» **CHALLENGE**: Leave out the pictures; transcribe all else exactly.

» **DATASET EXTRACT**:
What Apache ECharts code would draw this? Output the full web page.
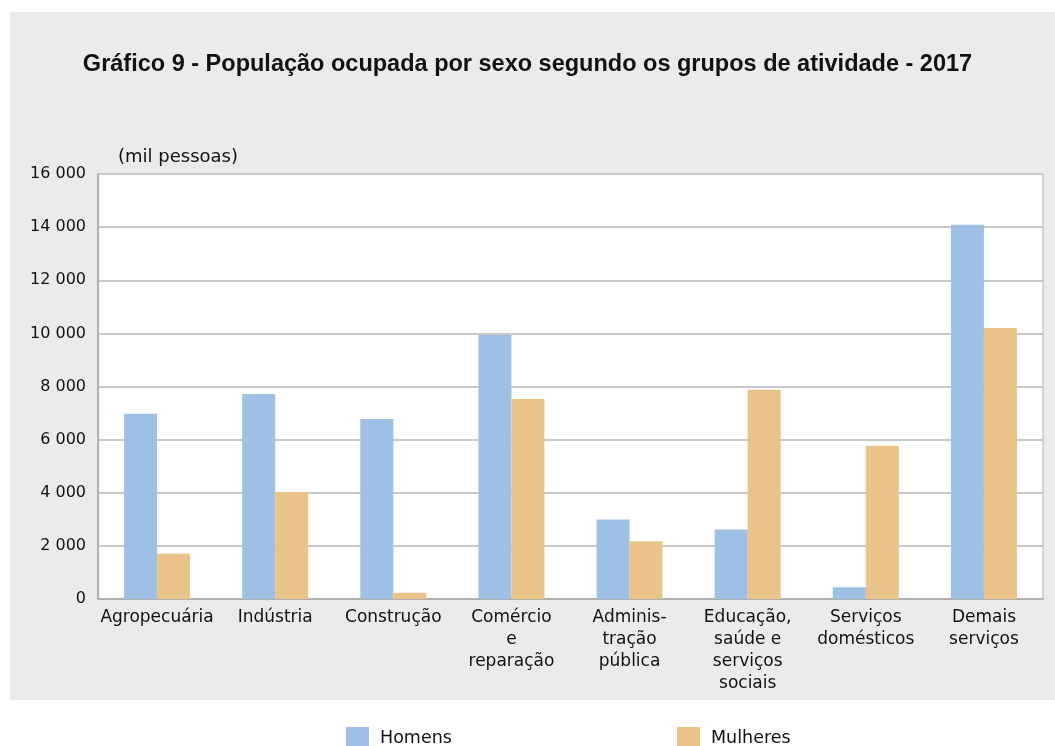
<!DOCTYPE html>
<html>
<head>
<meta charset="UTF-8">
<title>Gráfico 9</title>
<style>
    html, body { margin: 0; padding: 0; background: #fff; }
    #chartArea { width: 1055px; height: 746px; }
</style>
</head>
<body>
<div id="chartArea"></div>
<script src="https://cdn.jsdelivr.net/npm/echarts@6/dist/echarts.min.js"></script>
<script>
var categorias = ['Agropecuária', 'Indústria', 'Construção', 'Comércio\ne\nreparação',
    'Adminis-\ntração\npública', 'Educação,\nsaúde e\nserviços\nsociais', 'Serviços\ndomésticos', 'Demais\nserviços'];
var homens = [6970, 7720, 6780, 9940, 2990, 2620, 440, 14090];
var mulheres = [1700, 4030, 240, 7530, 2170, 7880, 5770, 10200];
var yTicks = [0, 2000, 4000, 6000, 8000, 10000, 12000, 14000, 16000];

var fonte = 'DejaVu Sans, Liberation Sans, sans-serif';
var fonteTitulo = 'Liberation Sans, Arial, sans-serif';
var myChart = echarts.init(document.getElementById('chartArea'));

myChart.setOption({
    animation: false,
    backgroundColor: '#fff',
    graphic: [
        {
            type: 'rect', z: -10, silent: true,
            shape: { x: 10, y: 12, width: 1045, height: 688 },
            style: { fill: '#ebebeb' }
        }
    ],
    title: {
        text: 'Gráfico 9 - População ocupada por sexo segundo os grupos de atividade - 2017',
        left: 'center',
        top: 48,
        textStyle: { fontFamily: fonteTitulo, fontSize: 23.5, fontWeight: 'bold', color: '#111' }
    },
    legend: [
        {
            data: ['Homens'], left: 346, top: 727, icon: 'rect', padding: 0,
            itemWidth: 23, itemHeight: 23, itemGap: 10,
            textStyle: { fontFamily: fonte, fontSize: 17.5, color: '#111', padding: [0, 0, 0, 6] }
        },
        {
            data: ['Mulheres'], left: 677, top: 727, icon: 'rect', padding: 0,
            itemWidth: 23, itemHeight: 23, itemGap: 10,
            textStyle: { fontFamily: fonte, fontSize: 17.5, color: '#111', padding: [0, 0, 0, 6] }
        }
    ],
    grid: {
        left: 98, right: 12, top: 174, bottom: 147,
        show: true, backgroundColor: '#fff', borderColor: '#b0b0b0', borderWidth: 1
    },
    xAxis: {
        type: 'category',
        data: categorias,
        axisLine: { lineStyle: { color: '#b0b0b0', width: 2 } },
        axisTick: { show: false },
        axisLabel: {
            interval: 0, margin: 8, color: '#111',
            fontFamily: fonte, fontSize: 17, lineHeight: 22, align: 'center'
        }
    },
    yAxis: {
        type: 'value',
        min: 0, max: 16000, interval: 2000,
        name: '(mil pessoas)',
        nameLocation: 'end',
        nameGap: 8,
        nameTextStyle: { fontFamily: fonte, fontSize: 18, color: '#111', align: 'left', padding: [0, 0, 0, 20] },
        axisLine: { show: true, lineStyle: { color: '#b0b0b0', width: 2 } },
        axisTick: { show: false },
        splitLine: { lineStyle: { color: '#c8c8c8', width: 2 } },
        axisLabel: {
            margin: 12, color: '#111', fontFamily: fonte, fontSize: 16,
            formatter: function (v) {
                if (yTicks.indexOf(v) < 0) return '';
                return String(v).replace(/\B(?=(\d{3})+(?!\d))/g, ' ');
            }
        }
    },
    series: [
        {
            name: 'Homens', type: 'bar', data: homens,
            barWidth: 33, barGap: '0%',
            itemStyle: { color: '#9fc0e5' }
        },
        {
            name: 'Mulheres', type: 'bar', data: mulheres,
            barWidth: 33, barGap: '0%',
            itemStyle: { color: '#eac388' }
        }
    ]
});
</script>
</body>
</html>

» **CORRECT RESULT**:
What Apache ECharts code would draw this? Output the full web page.
<!DOCTYPE html>
<html>
<head>
<meta charset="UTF-8">
<title>Gráfico 9</title>
<style>
    html, body { margin: 0; padding: 0; background: #fff; }
    #chartArea { width: 1055px; height: 746px; }
</style>
</head>
<body>
<div id="chartArea"></div>
<script src="https://cdn.jsdelivr.net/npm/echarts@6/dist/echarts.min.js"></script>
<script>
var categorias = ['Agropecuária', 'Indústria', 'Construção', 'Comércio\ne\nreparação',
    'Adminis-\ntração\npública', 'Educação,\nsaúde e\nserviços\nsociais', 'Serviços\ndomésticos', 'Demais\nserviços'];
var homens = [6970, 7720, 6780, 9940, 2990, 2620, 440, 14090];
var mulheres = [1700, 4030, 240, 7530, 2170, 7880, 5770, 10200];
var yTicks = [0, 2000, 4000, 6000, 8000, 10000, 12000, 14000, 16000];

var fonte = 'DejaVu Sans, Liberation Sans, sans-serif';
var fonteTitulo = 'Liberation Sans, Arial, sans-serif';
var myChart = echarts.init(document.getElementById('chartArea'));

myChart.setOption({
    animation: false,
    backgroundColor: '#fff',
    graphic: [
        {
            type: 'rect', z: -10, silent: true,
            shape: { x: 10, y: 12, width: 1045, height: 688 },
            style: { fill: '#ebebeb' }
        }
    ],
    title: {
        text: 'Gráfico 9 - População ocupada por sexo segundo os grupos de atividade - 2017',
        left: 'center',
        top: 48,
        textStyle: { fontFamily: fonteTitulo, fontSize: 23.5, fontWeight: 'bold', color: '#111' }
    },
    legend: [
        {
            data: ['Homens'], left: 346, top: 727, icon: 'rect', padding: 0,
            itemWidth: 23, itemHeight: 23, itemGap: 10,
            textStyle: { fontFamily: fonte, fontSize: 17.5, color: '#111', padding: [0, 0, 0, 6] }
        },
        {
            data: ['Mulheres'], left: 677, top: 727, icon: 'rect', padding: 0,
            itemWidth: 23, itemHeight: 23, itemGap: 10,
            textStyle: { fontFamily: fonte, fontSize: 17.5, color: '#111', padding: [0, 0, 0, 6] }
        }
    ],
    grid: {
        left: 98, right: 12, top: 174, bottom: 147,
        show: true, backgroundColor: '#fff', borderColor: '#b0b0b0', borderWidth: 1
    },
    xAxis: {
        type: 'category',
        data: categorias,
        axisLine: { lineStyle: { color: '#b0b0b0', width: 2 } },
        axisTick: { show: false },
        axisLabel: {
            interval: 0, margin: 8, color: '#111',
            fontFamily: fonte, fontSize: 17, lineHeight: 22, align: 'center'
        }
    },
    yAxis: {
        type: 'value',
        min: 0, max: 16000, interval: 2000,
        name: '(mil pessoas)',
        nameLocation: 'end',
        nameGap: 8,
        nameTextStyle: { fontFamily: fonte, fontSize: 18, color: '#111', align: 'left', padding: [0, 0, 0, 20] },
        axisLine: { show: true, lineStyle: { color: '#b0b0b0', width: 2 } },
        axisTick: { show: false },
        splitLine: { lineStyle: { color: '#c8c8c8', width: 2 } },
        axisLabel: {
            margin: 12, color: '#111', fontFamily: fonte, fontSize: 16,
            formatter: function (v) {
                if (yTicks.indexOf(v) < 0) return '';
                return String(v).replace(/\B(?=(\d{3})+(?!\d))/g, ' ');
            }
        }
    },
    series: [
        {
            name: 'Homens', type: 'bar', data: homens,
            barWidth: 33, barGap: '0%',
            itemStyle: { color: '#9fc0e5' }
        },
        {
            name: 'Mulheres', type: 'bar', data: mulheres,
            barWidth: 33, barGap: '0%',
            itemStyle: { color: '#eac388' }
        }
    ]
});
</script>
</body>
</html>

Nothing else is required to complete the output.